Un plan de recherche d'alternatives
L’association écologiste se positionne donc en faveur de solutions agronomiques pour lutter contre le puceron de la betterave, concédant la nécessité d’utiliser parfois des pesticides de moindre impact mais insistant sur les bons résultats obtenus lors de phases de recherches, notamment sur le fait de planter conjointement de la betterave et une culture compagne, comme l’avoine, par exemple, afin d’avoir un effet leurre sur le puceron.

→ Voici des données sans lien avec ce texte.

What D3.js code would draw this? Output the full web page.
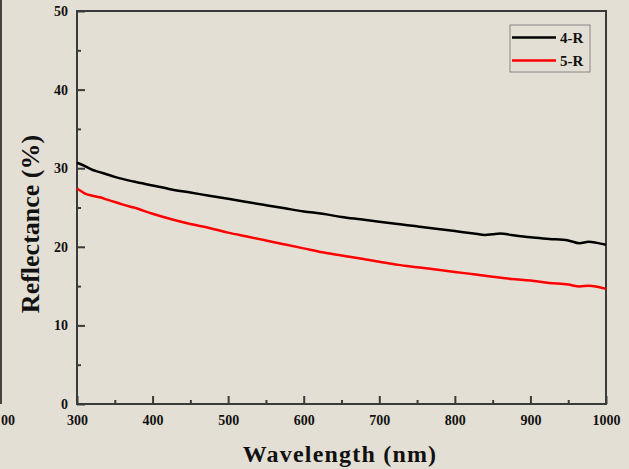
<!DOCTYPE html>
<html>
<head>
<meta charset="utf-8">
<script src="https://cdn.jsdelivr.net/npm/d3@7"></script>
<style>
  html, body { margin: 0; padding: 0; background: #e4dfd4; }
  svg { display: block; font-family: "Liberation Serif", "Times New Roman", serif; }
</style>
</head>
<body>
<div id="chart"></div>
<script>
// Wavelength (nm) and reflectance (%)
const wl4R = [300, 310, 320, 330, 340, 350, 375, 400, 425, 450, 475, 500, 525, 550, 575, 600,
              625, 650, 675, 700, 725, 750, 775, 800, 825, 840, 850, 860, 875, 900, 925, 950,
              965, 977, 988, 1000];
const refl4R = [30.7, 30.3, 29.8, 29.5, 29.2, 28.9, 28.3, 27.8, 27.3, 26.9, 26.5, 26.1, 25.7, 25.3, 24.9, 24.5,
                24.2, 23.8, 23.5, 23.2, 22.9, 22.6, 22.3, 22.0, 21.7, 21.5, 21.6, 21.7, 21.5, 21.2, 21.0, 20.8,
                20.45, 20.65, 20.5, 20.25];

const wl5R = [300, 305, 310, 320, 330, 340, 350, 360, 375, 400, 425, 450, 475, 500, 525, 550,
              575, 600, 625, 650, 675, 700, 725, 750, 775, 800, 825, 850, 875, 900, 925, 950,
              965, 977, 1000];
const refl5R = [27.4, 27.1, 26.8, 26.5, 26.3, 26.0, 25.7, 25.4, 25.0, 24.2, 23.5, 22.9, 22.4, 21.8, 21.3, 20.8,
                20.3, 19.8, 19.3, 18.9, 18.5, 18.1, 17.7, 17.4, 17.1, 16.8, 16.5, 16.2, 15.9, 15.7, 15.4, 15.2,
                14.95, 15.05, 14.65];

const seriesNames = ["4-R", "5-R"];
const seriesColors = ["#000000", "#ff0000"];
const xTicks = [300, 400, 500, 600, 700, 800, 900, 1000];
const yTicks = [0, 10, 20, 30, 40, 50];

const width = 629, height = 469;
const margin = { top: 11, right: 23, bottom: 65, left: 77 };

const svg = d3.select("#chart").append("svg")
    .attr("width", width)
    .attr("height", height);

svg.append("rect").attr("width", width).attr("height", height).attr("fill", "#e4dfd4");

// leftover edge of the neighbouring panel
svg.append("line")
    .attr("x1", 1).attr("x2", 1).attr("y1", 0).attr("y2", 404)
    .attr("stroke", "#444").attr("stroke-width", 2);
svg.append("text").attr("x", 1).attr("y", 425)
    .attr("font-size", 14).attr("font-weight", "bold").attr("fill", "#111").text("00");

const x = d3.scaleLinear().domain([300, 1000]).range([margin.left, width - margin.right]);
const y = d3.scaleLinear().domain([0, 50]).range([height - margin.bottom, margin.top]);

// Frame
svg.append("rect")
    .attr("x", x(300)).attr("y", y(50))
    .attr("width", x(1000) - x(300)).attr("height", y(0) - y(50))
    .attr("fill", "none").attr("stroke", "#3a3a3a").attr("stroke-width", 2);

// Axes with inward ticks
const xAxis = g => g.attr("transform", `translate(0,${y(0)})`)
    .call(d3.axisBottom(x).tickValues(xTicks).tickSize(-8).tickPadding(11).tickFormat(d3.format("d")))
    .call(g => g.select(".domain").remove());
const xMinor = g => g.attr("transform", `translate(0,${y(0)})`)
    .call(d3.axisBottom(x).tickValues(d3.range(350, 1000, 100)).tickSize(-4).tickFormat(""))
    .call(g => g.select(".domain").remove());
const yAxis = g => g.attr("transform", `translate(${x(300)},0)`)
    .call(d3.axisLeft(y).tickValues(yTicks).tickSize(-8).tickPadding(9))
    .call(g => g.select(".domain").remove());
const yMinor = g => g.attr("transform", `translate(${x(300)},0)`)
    .call(d3.axisLeft(y).tickValues(d3.range(5, 50, 10)).tickSize(-4).tickFormat(""))
    .call(g => g.select(".domain").remove());

[xAxis, xMinor, yAxis, yMinor].forEach(f => {
    const g = svg.append("g").call(f);
    g.selectAll("line").attr("stroke", "#3a3a3a").attr("stroke-width", 2);
    g.selectAll("text")
        .attr("font-family", "Liberation Serif, serif")
        .attr("font-size", 14).attr("font-weight", "bold").attr("fill", "#111");
});

// Curves
const line = d3.line().x(d => x(d[0])).y(d => y(d[1])).curve(d3.curveMonotoneX);
const data = [
    d3.zip(wl4R, refl4R),
    d3.zip(wl5R, refl5R)
];
svg.append("g").selectAll("path")
    .data(data)
    .join("path")
    .attr("d", line)
    .attr("fill", "none")
    .attr("stroke", (d, i) => seriesColors[i])
    .attr("stroke-width", 2.5);

// Legend
const legend = svg.append("g");
legend.append("rect")
    .attr("x", 510).attr("y", 25).attr("width", 80).attr("height", 47)
    .attr("fill", "none").attr("stroke", "#888").attr("stroke-width", 1);
seriesNames.forEach((name, i) => {
    const ly = 37.5 + i * 23;
    legend.append("line")
        .attr("x1", 512).attr("x2", 556).attr("y1", ly).attr("y2", ly)
        .attr("stroke", seriesColors[i]).attr("stroke-width", 2.5);
    legend.append("text")
        .attr("x", 560).attr("y", ly + 5)
        .attr("font-size", 15).attr("font-weight", "bold").attr("fill", "#111")
        .text(name);
});

// Axis titles
svg.append("text")
    .attr("x", 340).attr("y", 462)
    .attr("text-anchor", "middle")
    .attr("font-size", 24).attr("font-weight", "bold").attr("letter-spacing", 1.2).attr("fill", "#111")
    .text("Wavelength (nm)");
svg.append("text")
    .attr("transform", "translate(39,224) rotate(-90)")
    .attr("text-anchor", "middle")
    .attr("font-size", 26).attr("font-weight", "bold").attr("fill", "#111")
    .text("Reflectance (%)");
</script>
</body>
</html>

Une méthode saluée aussi par l’Institut technique de la betterave, même si elle n’est pas efficace à 100 % . "Aujourd’hui, on associe plusieurs solutions pour combattre les pucerons, explique Ghislain Malatesta, directeur du département expérimentation et expertise régionale Institut technique de la betterave. Aucune solution n’est efficace à 100%. Toutes les solutions sont des bribes de réponses qui permettent de réduire de 20, 30, 40 % les populations de pucerons, mais jamais 100%. Donc il faut multiplier les traitements, multiplier les passages, multiplier les produits dont les coûts augmentent". Et le technicien de souligner, aussi, le risque que les pucerons développent une certaine forme de résistance face à des expositions répétées à la même molécule.
Un plan de recherche, conduit et financé par l’état, est en cours depuis 2021 pour trouver des alternatives viables à l’utilisation des néonicotinoïdes et autres pesticides interdits. Les différents résultats obtenus en laboratoire doivent être testés grandeur nature dans les exploitations betteravières lors de la campagne 2024.